Baltimore Gas and Electric Co. asked state regulators yesterday to allow the utility to offer fixed-price contracts to its natural gas customers, triggering widespread anger from rival suppliers who said granting such a request would kill competition in the region.

BGE told a meeting of the Maryland Public Service Commission and competitors that allowing customers to buy natural gas at a fixed price for a 12-month period would help stimulate the unregulated gas market.

The utility also said the contracts would help shield consumers from price fluctuations that doubled or tripled energy bills in the winter of 2000-2001.

Other suppliers competing in the Baltimore region demanded that the PSC immediately reject BGE's request. Allowing the local utility to offer fixed-price contracts would be taking the state a step back from creating competition in the natural gas market, the companies said.

"If this is accepted today ... it would close the door on opening competition that you helped build," David Zabetakis, president and chief operating officer of Pepco Energy Services, told PSC commissioners. "We would simply go away. We would hate to see that happen, but we can't compete against BGE."

Representatives of Washington Gas Energy Services, Total Gas & Electric Inc. of New Jersey and MxEnergy.Com Inc. of Connecticut also said granting BGE's request would give the utility unfair advantages over the competition.
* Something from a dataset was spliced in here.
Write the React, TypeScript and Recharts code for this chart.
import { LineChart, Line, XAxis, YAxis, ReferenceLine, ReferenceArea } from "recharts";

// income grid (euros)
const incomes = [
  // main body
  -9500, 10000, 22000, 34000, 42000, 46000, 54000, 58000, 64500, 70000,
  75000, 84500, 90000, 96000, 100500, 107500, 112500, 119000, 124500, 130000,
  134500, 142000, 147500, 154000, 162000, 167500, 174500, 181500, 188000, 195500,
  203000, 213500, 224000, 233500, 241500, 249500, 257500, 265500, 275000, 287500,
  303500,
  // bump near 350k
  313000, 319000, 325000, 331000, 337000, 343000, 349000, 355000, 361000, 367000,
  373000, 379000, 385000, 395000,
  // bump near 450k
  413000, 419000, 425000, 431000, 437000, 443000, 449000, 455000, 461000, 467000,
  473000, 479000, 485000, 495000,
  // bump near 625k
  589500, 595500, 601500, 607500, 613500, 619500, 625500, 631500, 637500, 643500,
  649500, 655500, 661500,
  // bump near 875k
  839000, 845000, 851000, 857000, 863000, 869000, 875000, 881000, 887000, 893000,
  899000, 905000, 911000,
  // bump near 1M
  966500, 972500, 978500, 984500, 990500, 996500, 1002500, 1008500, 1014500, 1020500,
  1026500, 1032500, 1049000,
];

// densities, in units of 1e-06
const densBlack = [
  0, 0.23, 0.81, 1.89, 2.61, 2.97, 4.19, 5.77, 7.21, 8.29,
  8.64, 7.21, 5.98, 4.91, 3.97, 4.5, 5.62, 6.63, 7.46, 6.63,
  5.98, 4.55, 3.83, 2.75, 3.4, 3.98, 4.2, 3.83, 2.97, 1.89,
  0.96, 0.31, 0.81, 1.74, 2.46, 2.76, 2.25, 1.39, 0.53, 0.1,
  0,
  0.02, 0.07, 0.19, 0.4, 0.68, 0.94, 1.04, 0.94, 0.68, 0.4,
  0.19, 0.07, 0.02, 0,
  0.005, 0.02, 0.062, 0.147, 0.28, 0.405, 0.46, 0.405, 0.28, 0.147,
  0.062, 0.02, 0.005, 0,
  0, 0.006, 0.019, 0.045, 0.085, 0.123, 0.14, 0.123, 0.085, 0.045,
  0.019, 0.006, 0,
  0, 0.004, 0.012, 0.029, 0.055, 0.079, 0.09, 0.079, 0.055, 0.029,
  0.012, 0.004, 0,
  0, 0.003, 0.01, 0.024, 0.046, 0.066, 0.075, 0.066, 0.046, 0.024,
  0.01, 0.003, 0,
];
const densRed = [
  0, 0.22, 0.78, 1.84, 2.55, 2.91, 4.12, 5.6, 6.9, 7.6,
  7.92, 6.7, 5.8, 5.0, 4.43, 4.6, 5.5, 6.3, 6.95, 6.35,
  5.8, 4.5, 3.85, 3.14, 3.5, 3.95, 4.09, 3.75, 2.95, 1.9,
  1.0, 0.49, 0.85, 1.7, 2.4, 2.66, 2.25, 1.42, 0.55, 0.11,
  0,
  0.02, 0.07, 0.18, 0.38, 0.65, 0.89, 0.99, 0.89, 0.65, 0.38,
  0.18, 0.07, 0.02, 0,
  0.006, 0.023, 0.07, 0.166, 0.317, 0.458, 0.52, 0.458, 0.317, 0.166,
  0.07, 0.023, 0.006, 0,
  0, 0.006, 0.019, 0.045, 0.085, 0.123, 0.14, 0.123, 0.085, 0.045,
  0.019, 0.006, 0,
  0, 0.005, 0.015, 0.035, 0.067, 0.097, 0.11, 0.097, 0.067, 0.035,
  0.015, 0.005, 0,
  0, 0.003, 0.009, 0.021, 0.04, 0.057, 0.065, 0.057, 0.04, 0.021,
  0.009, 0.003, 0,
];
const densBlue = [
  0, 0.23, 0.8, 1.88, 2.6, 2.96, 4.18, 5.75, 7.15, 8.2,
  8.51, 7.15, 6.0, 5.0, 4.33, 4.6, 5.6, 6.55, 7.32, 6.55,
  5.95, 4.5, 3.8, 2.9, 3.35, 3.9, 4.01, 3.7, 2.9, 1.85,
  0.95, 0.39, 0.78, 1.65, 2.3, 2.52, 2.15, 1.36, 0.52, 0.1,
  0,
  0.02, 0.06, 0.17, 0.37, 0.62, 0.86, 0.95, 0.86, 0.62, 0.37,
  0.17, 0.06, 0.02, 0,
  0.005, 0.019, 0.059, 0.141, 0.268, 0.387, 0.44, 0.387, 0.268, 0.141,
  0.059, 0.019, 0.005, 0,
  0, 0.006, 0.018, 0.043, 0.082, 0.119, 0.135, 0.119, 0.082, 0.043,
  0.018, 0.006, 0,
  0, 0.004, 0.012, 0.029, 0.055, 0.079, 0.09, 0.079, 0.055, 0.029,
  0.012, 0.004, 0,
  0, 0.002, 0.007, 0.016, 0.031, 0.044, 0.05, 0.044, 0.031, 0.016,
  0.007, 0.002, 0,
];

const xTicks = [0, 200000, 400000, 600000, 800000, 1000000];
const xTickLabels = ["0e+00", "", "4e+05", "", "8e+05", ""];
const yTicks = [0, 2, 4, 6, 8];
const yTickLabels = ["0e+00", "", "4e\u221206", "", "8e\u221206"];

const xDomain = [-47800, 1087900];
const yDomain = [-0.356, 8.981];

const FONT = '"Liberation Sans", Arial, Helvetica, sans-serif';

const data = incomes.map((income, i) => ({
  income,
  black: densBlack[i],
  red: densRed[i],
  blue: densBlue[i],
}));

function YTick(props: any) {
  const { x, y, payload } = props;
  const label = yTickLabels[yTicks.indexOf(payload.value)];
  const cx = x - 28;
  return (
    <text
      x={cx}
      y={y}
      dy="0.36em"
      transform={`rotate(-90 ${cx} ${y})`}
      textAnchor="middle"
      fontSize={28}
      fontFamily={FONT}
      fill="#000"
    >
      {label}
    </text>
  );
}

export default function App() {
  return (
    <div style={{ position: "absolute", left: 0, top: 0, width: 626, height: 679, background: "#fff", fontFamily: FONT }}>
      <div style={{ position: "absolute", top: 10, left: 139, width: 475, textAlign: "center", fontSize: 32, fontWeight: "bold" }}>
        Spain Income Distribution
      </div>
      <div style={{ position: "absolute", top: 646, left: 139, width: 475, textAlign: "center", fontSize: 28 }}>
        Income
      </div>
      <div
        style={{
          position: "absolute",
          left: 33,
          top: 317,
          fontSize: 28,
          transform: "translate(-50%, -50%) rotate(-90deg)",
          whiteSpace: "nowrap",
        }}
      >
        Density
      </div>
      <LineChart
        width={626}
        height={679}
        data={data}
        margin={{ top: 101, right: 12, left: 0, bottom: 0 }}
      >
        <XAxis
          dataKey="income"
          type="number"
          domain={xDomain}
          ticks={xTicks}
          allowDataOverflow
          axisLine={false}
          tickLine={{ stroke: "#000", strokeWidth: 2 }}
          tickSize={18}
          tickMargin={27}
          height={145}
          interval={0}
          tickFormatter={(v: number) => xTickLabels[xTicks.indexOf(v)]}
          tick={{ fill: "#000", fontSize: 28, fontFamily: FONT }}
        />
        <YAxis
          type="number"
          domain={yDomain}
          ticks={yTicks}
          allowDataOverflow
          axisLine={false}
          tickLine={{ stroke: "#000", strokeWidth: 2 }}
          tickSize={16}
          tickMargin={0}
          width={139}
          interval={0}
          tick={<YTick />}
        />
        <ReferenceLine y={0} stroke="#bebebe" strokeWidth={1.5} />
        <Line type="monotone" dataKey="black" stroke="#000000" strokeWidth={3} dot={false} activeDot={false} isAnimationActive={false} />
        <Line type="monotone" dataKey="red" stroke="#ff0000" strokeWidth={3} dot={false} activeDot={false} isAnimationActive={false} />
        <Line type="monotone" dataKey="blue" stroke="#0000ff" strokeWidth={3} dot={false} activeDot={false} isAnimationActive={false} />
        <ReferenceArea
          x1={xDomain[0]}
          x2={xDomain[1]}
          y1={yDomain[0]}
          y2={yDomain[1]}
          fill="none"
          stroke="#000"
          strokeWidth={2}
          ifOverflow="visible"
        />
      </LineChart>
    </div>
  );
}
"BGE's customers have made it loud and clear that they want choices, and they want BGE to provide those choices," said BGE senior attorney Beverly A. Sikora.
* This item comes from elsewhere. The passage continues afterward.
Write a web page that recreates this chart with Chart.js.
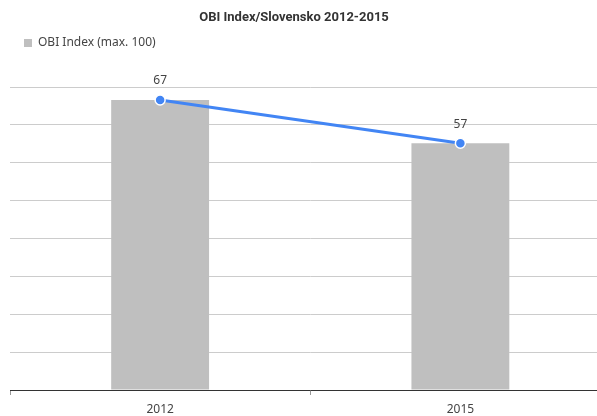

She pointed to a recent company survey that found more than 60 percent of BGE's residential customers expressed interest in a fixed-price service from the utility. "The purpose of competition is to benefit customers, not benefit competitors."

Sikora said all supply and price risks associated with offering fixed prices to customers would be borne by shareholders of Constellation Energy Group Inc., BGE's parent.

If prices rose in a given month, BGE would not renege on its contract with customers by raising prices that month. If the company purchased too little or too much natural gas for its customers, company shareholders would have to swallow the costs.

The PSC commissioners conceded that BGE's fixed-price plan could be attractive to residential customers, but they expressed concern about its financial prudence.

"There have been price spikes in the past," said PSC Chairman Catherine I. Riley. "Why would [BGE] go to fixed-price offering now? ... In a world that is still volatile, why do you think you can do what no one else has been able to do?

"Other regulatory companies have not been able to make it work; other suppliers have not been able to make it work, BGE Home [BGE's unregulated affiliate] has not been able to make it work."

Riley was referring to the winter of 2000-2001, when natural gas prices rose so high that thousands of customers were having difficulty paying their heating bills.

As the cost of natural gas continued climbing, several alternative natural gas suppliers serving Central Maryland terminated with little or no warning what were supposed to have been guaranteed, yearlong, fixed-price contracts.

The pullout left thousands of customers to contend with higher prices and few choices for new suppliers.

In February last year, the PSC ordered all gas and electric companies in the state not to cut off utility service to low-income customers until the end of March because of the rapidly rising energy prices, a colder-than-usual winter and computer glitches that delayed state assistance to low-income families.

BGE officials said the company's knowledge of the regional gas market and its vast hedging experience would help it avoid financial harm.